──────── Data segment

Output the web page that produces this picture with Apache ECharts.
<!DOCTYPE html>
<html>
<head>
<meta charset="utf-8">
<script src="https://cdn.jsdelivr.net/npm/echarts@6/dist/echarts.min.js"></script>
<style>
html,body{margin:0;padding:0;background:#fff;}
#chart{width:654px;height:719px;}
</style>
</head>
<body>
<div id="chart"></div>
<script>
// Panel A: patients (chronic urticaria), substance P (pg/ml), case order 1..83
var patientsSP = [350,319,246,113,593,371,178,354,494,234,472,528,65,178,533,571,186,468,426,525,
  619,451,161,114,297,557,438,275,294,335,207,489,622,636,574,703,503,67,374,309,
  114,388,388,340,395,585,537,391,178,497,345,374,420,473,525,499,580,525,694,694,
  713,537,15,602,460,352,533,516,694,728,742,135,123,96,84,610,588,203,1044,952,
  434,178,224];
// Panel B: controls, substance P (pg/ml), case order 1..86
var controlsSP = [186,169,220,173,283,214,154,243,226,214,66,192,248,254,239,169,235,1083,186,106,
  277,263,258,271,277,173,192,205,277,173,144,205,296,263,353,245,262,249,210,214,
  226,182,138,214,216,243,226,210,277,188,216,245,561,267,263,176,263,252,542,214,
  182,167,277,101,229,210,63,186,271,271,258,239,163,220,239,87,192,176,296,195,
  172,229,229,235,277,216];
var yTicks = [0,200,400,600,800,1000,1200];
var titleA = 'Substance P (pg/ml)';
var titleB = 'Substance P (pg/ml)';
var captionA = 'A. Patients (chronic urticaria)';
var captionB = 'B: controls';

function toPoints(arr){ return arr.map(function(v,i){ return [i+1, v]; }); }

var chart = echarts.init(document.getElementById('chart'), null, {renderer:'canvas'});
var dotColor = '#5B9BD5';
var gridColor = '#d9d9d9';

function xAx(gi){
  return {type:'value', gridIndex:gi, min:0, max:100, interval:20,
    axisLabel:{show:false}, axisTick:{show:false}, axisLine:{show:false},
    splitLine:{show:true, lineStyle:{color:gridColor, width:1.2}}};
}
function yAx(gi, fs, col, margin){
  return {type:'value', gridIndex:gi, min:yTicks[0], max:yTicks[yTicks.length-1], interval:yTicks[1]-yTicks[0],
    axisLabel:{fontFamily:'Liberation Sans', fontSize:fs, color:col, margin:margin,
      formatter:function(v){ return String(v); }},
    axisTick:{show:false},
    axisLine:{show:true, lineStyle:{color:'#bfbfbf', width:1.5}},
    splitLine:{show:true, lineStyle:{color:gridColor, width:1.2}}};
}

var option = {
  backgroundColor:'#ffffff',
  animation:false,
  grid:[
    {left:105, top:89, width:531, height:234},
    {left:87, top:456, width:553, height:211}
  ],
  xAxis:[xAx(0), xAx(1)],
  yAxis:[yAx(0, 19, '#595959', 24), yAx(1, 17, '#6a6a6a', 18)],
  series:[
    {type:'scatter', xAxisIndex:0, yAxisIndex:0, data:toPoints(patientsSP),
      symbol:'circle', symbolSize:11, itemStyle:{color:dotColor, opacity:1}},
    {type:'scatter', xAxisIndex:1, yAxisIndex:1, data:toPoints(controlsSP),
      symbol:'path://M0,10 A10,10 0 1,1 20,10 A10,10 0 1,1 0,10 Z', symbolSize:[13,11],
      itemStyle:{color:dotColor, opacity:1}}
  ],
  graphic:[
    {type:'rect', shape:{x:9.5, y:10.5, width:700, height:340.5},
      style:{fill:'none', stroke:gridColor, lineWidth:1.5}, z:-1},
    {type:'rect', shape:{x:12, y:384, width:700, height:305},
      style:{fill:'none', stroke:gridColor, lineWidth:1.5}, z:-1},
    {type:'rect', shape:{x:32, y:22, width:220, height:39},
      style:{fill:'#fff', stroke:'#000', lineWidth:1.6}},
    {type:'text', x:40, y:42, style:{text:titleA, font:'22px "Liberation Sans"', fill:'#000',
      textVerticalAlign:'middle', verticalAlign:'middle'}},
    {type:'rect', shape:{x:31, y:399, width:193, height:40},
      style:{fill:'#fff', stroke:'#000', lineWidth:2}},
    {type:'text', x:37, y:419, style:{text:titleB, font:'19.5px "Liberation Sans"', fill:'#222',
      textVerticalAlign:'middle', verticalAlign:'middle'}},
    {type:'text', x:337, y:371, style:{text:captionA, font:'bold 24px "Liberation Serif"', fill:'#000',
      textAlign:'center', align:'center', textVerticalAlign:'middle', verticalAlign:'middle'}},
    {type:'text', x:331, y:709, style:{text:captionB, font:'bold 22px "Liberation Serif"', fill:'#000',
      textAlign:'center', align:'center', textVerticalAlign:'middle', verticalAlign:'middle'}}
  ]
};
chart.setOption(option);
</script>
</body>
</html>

────────────────

Given task
Write out the material from the first line to the last, exactly.

Exercise output
Output the web page that produces this picture with Apache ECharts.
<!DOCTYPE html>
<html>
<head>
<meta charset="utf-8">
<script src="https://cdn.jsdelivr.net/npm/echarts@6/dist/echarts.min.js"></script>
<style>
html,body{margin:0;padding:0;background:#fff;}
#chart{width:654px;height:719px;}
</style>
</head>
<body>
<div id="chart"></div>
<script>
// Panel A: patients (chronic urticaria), substance P (pg/ml), case order 1..83
var patientsSP = [350,319,246,113,593,371,178,354,494,234,472,528,65,178,533,571,186,468,426,525,
  619,451,161,114,297,557,438,275,294,335,207,489,622,636,574,703,503,67,374,309,
  114,388,388,340,395,585,537,391,178,497,345,374,420,473,525,499,580,525,694,694,
  713,537,15,602,460,352,533,516,694,728,742,135,123,96,84,610,588,203,1044,952,
  434,178,224];
// Panel B: controls, substance P (pg/ml), case order 1..86
var controlsSP = [186,169,220,173,283,214,154,243,226,214,66,192,248,254,239,169,235,1083,186,106,
  277,263,258,271,277,173,192,205,277,173,144,205,296,263,353,245,262,249,210,214,
  226,182,138,214,216,243,226,210,277,188,216,245,561,267,263,176,263,252,542,214,
  182,167,277,101,229,210,63,186,271,271,258,239,163,220,239,87,192,176,296,195,
  172,229,229,235,277,216];
var yTicks = [0,200,400,600,800,1000,1200];
var titleA = 'Substance P (pg/ml)';
var titleB = 'Substance P (pg/ml)';
var captionA = 'A. Patients (chronic urticaria)';
var captionB = 'B: controls';

function toPoints(arr){ return arr.map(function(v,i){ return [i+1, v]; }); }

var chart = echarts.init(document.getElementById('chart'), null, {renderer:'canvas'});
var dotColor = '#5B9BD5';
var gridColor = '#d9d9d9';

function xAx(gi){
  return {type:'value', gridIndex:gi, min:0, max:100, interval:20,
    axisLabel:{show:false}, axisTick:{show:false}, axisLine:{show:false},
    splitLine:{show:true, lineStyle:{color:gridColor, width:1.2}}};
}
function yAx(gi, fs, col, margin){
  return {type:'value', gridIndex:gi, min:yTicks[0], max:yTicks[yTicks.length-1], interval:yTicks[1]-yTicks[0],
    axisLabel:{fontFamily:'Liberation Sans', fontSize:fs, color:col, margin:margin,
      formatter:function(v){ return String(v); }},
    axisTick:{show:false},
    axisLine:{show:true, lineStyle:{color:'#bfbfbf', width:1.5}},
    splitLine:{show:true, lineStyle:{color:gridColor, width:1.2}}};
}

var option = {
  backgroundColor:'#ffffff',
  animation:false,
  grid:[
    {left:105, top:89, width:531, height:234},
    {left:87, top:456, width:553, height:211}
  ],
  xAxis:[xAx(0), xAx(1)],
  yAxis:[yAx(0, 19, '#595959', 24), yAx(1, 17, '#6a6a6a', 18)],
  series:[
    {type:'scatter', xAxisIndex:0, yAxisIndex:0, data:toPoints(patientsSP),
      symbol:'circle', symbolSize:11, itemStyle:{color:dotColor, opacity:1}},
    {type:'scatter', xAxisIndex:1, yAxisIndex:1, data:toPoints(controlsSP),
      symbol:'path://M0,10 A10,10 0 1,1 20,10 A10,10 0 1,1 0,10 Z', symbolSize:[13,11],
      itemStyle:{color:dotColor, opacity:1}}
  ],
  graphic:[
    {type:'rect', shape:{x:9.5, y:10.5, width:700, height:340.5},
      style:{fill:'none', stroke:gridColor, lineWidth:1.5}, z:-1},
    {type:'rect', shape:{x:12, y:384, width:700, height:305},
      style:{fill:'none', stroke:gridColor, lineWidth:1.5}, z:-1},
    {type:'rect', shape:{x:32, y:22, width:220, height:39},
      style:{fill:'#fff', stroke:'#000', lineWidth:1.6}},
    {type:'text', x:40, y:42, style:{text:titleA, font:'22px "Liberation Sans"', fill:'#000',
      textVerticalAlign:'middle', verticalAlign:'middle'}},
    {type:'rect', shape:{x:31, y:399, width:193, height:40},
      style:{fill:'#fff', stroke:'#000', lineWidth:2}},
    {type:'text', x:37, y:419, style:{text:titleB, font:'19.5px "Liberation Sans"', fill:'#222',
      textVerticalAlign:'middle', verticalAlign:'middle'}},
    {type:'text', x:337, y:371, style:{text:captionA, font:'bold 24px "Liberation Serif"', fill:'#000',
      textAlign:'center', align:'center', textVerticalAlign:'middle', verticalAlign:'middle'}},
    {type:'text', x:331, y:709, style:{text:captionB, font:'bold 22px "Liberation Serif"', fill:'#000',
      textAlign:'center', align:'center', textVerticalAlign:'middle', verticalAlign:'middle'}}
  ]
};
chart.setOption(option);
</script>
</body>
</html>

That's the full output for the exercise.